One of the hottest topics in the world right now is that Google is changing it's privacy policy. As of today, Google will consolidate some 60 privacy policies for different services into a single policy that governs how the company employs user data.
The new policy
means all the information Google collects about you on its platforms —
including YouTube — will be put into one database so advertisers can get
a better idea of consumer patterns and behaviour.
Google says it's doing so to make its policies
easier to understand-something lawmakers and regulators have asked
for--and to improve the Google user experience by making information
from one Google service available to other Google services that might
benefit from that data.
For a time, it looked like Google had made peace with privacy, after the
embarrassing revelations in 2010 that it had inadvertently been
collecting WiFi packet data through software in its Street View cars. …

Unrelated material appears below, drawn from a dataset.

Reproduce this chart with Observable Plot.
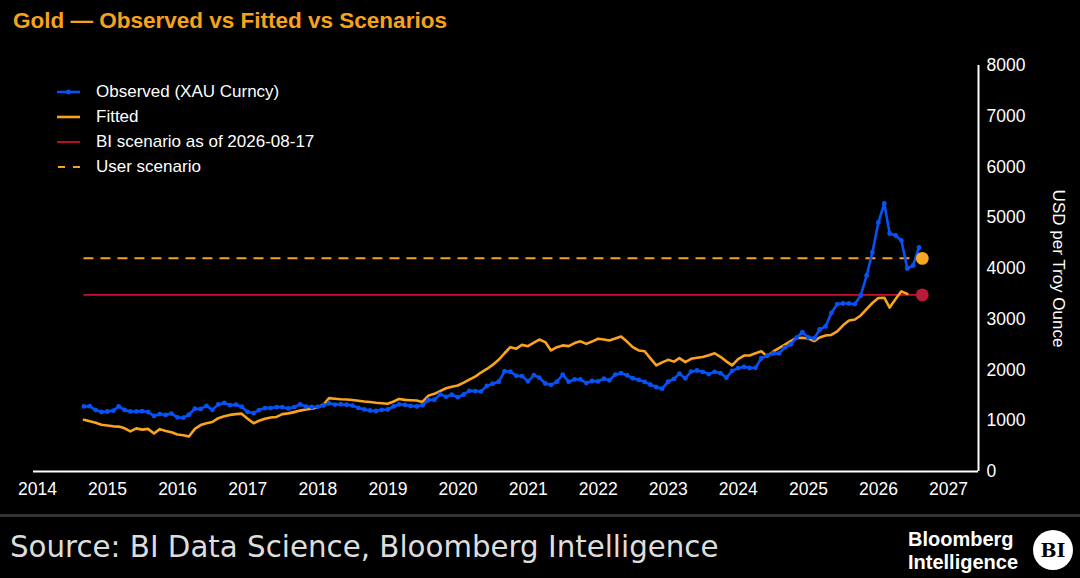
<!DOCTYPE html>
<html><head><meta charset="utf-8">
<script src="https://cdn.jsdelivr.net/npm/d3@7"></script>
<script src="https://cdn.jsdelivr.net/npm/@observablehq/plot@0.6"></script>
<style>
html,body{margin:0;padding:0;background:#000;}
#wrap{position:relative;width:1080px;height:578px;background:#000;overflow:hidden;font-family:"Liberation Sans",Arial,sans-serif;}
#title{position:absolute;left:13px;top:8px;font-size:22.5px;font-weight:bold;color:#F7A21B;white-space:nowrap;}
#chart{position:absolute;left:0;top:45px;}
#legend{position:absolute;left:57px;top:79px;}
.row{height:25px;display:flex;align-items:center;color:#fff;font-size:17px;white-space:nowrap;}
.row svg{margin-right:16px;flex:none;}
#sep{position:absolute;left:0;top:514px;width:1080px;height:3px;background:#333;}
#source{position:absolute;left:10px;top:530px;font-family:"DejaVu Sans",sans-serif;font-size:29.3px;color:#ddd;white-space:nowrap;}
#logo{position:absolute;left:908px;top:528px;color:#fff;font-weight:bold;font-size:20px;line-height:23px;}
#bi{position:absolute;left:1033px;top:530px;width:40px;height:40px;border-radius:50%;background:#fff;color:#000;font-family:"DejaVu Serif",serif;font-weight:bold;font-size:19px;display:flex;align-items:center;justify-content:center;}
</style></head>
<body>
<div id="wrap">
  <div id="title">Gold — Observed vs Fitted vs Scenarios</div>
  <div id="chart"></div>
  <div id="legend"></div>
  <div id="sep"></div>
  <div id="source">Source: BI Data Science, Bloomberg Intelligence</div>
  <div id="logo">Bloomberg<br>Intelligence</div>
  <div id="bi">BI</div>
</div>
<script>
// ---- Data (monthly, first point = end of Aug 2014) ----
const seriesNames = ["Observed (XAU Curncy)", "Fitted", "BI scenario as of 2026-08-17", "User scenario"];
const observed = [
  1282,1287,1210,1172,1182,1199,1283,1213,1183,1184,1190,1172,
  1095,1132,1115,1142,1065,1061,1118,1238,1233,1293,1215,1322,
  1351,1309,1316,1277,1173,1152,1211,1249,1249,1268,1268,1242,
  1269,1322,1280,1271,1275,1303,1345,1318,1325,1315,1299,1253,
  1224,1202,1192,1215,1222,1282,1321,1313,1292,1283,1305,1409,
  1414,1520,1472,1513,1464,1517,1589,1585,1577,1687,1730,1768,
  1975,1968,1886,1879,1777,1898,1848,1734,1708,1769,1907,1770,
  1814,1814,1743,1783,1775,1829,1797,1909,1937,1897,1837,1807,
  1766,1711,1661,1633,1768,1824,1928,1837,1969,1990,1963,1919,
  1965,1940,1849,1983,2036,2063,2039,2044,2230,2286,2327,2326,
  2447,2503,2635,2744,2643,2625,2798,2858,3124,3300,3310,3310,
  3300,3468,3862,4315,4906,5281,4690,4650,4552,4000,4059,4414
];
const fitted = [
  1020,990,960,920,905,890,885,850,790,850,825,840,
  750,835,800,775,730,715,690,840,915,950,975,1050,
  1090,1115,1130,1140,1040,950,1000,1040,1065,1075,1130,1145,
  1170,1200,1222,1235,1265,1320,1445,1435,1425,1418,1410,1395,
  1380,1370,1355,1345,1335,1380,1430,1412,1405,1400,1370,1495,
  1530,1585,1640,1670,1695,1750,1810,1870,1950,2020,2100,2200,
  2330,2450,2420,2495,2470,2540,2600,2550,2385,2450,2485,2470,
  2530,2565,2515,2560,2615,2600,2580,2620,2660,2560,2450,2385,
  2370,2230,2090,2150,2200,2165,2235,2155,2220,2240,2255,2290,
  2330,2260,2170,2090,2215,2285,2285,2330,2370,2266,2360,2430,
  2500,2570,2630,2634,2620,2570,2640,2680,2690,2760,2880,2975,
  2995,3075,3200,3320,3420,3425,3230,3400,3550,3500
];
const scenarioDate = new Date(Date.UTC(2026, 7, 17));
const biScenario = [3480];
const userScenario = [4200];
const yTicks = [0,1000,2000,3000,4000,5000,6000,7000,8000];

const monthEnd = i => new Date(Date.UTC(2014, 8 + i, 0));
const obsData = observed.map((v, i) => ({date: monthEnd(i), value: v}));
const fitData = fitted.map((v, i) => ({date: monthEnd(i), value: v}));
const startDate = obsData[0].date;

const C = {obs:"#0652F5", fit:"#F9A31E", bi:"#C4132F", biDot:"#B81C36", user:"#F2A12A", userDot:"#F9A825"};
const xStart = new Date(Date.UTC(2013, 11, 11));
const xEnd = new Date(Date.UTC(2027, 5, 6));

const plot = Plot.plot({
  width: 1080,
  height: 465,
  marginTop: 20,
  marginBottom: 39,
  marginLeft: 33,
  marginRight: 102,
  style: {background: "transparent", color: "#fff", fontFamily: "'Liberation Sans', Arial, sans-serif"},
  x: {type: "utc", domain: [xStart, xEnd]},
  y: {domain: [0, 8000]},
  marks: [
    Plot.ruleY(userScenario, {y: d => d, x1: startDate, x2: scenarioDate, stroke: C.user, strokeWidth: 2, strokeDasharray: "10,7"}),
    Plot.ruleY(biScenario, {y: d => d, x1: startDate, x2: scenarioDate, stroke: C.bi, strokeWidth: 1.6}),
    Plot.lineY(fitData, {x: "date", y: "value", stroke: C.fit, strokeWidth: 2.6}),
    Plot.lineY(obsData, {x: "date", y: "value", stroke: C.obs, strokeWidth: 2.6}),
    Plot.dot(obsData, {x: "date", y: "value", fill: C.obs, r: 2.4}),
    Plot.dot(userScenario, {x: () => scenarioDate, y: d => d, fill: C.userDot, r: 6.4}),
    Plot.dot(biScenario, {x: () => scenarioDate, y: d => d, fill: C.biDot, r: 6.4}),
    Plot.ruleY([0], {stroke: "#fff", strokeWidth: 2}),
    Plot.ruleX([xEnd], {y1: 0, y2: 8000, stroke: "#fff", strokeWidth: 2}),
    Plot.axisX({ticks: d3.utcYear.every(1), tickFormat: d3.utcFormat("%Y"), tickSize: 0, tickPadding: 11, fontSize: 17.5, fill: "#fff", label: null}),
    Plot.axisY({anchor: "right", ticks: yTicks, tickFormat: d3.format("d"), tickSize: 0, tickPadding: 8, fontSize: 17.5, fill: "#fff", label: null}),
    Plot.text(["USD per Troy Ounce"], {frameAnchor: "right", text: d => d, rotate: 90, dx: 80, textAnchor: "middle", fill: "#fff", fontSize: 17})
  ]
});
document.getElementById("chart").appendChild(plot);

// ---- Legend ----
const swatches = [
  `<svg width="23" height="12"><line x1="0" y1="6" x2="23" y2="6" stroke="${C.obs}" stroke-width="2.6"/><circle cx="11.5" cy="6" r="2.4" fill="${C.obs}"/></svg>`,
  `<svg width="23" height="12"><line x1="0" y1="6" x2="23" y2="6" stroke="${C.fit}" stroke-width="2.6"/></svg>`,
  `<svg width="23" height="12"><line x1="0" y1="6" x2="23" y2="6" stroke="${C.bi}" stroke-width="1.8"/></svg>`,
  `<svg width="23" height="12"><line x1="1" y1="6" x2="23" y2="6" stroke="${C.user}" stroke-width="2" stroke-dasharray="7,8"/></svg>`
];
document.getElementById("legend").innerHTML = seriesNames.map((n, i) =>
  `<div class="row">${swatches[i]}<span>${n}</span></div>`).join("");
</script>
</body></html>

But fearful of being outmaneuvered by Facebook, Google ignored
heightened regulatory scrutiny over search-related antitrust issues and
began mixing its so-called organic search results with Google+ search
results. That only made lawmakers more mistrustful and competitors more
vocal.
One must understand that there has to be a trade-off of receiving high-quality,
innovative, web services for free in exchange for giving the company the
right to monetize the information it gathers in the process. This is
the trade-off that makes the free web work – including this blog...the irony is that Google isn't necessarily any worse than its peers in terms of the way it handles consumer data.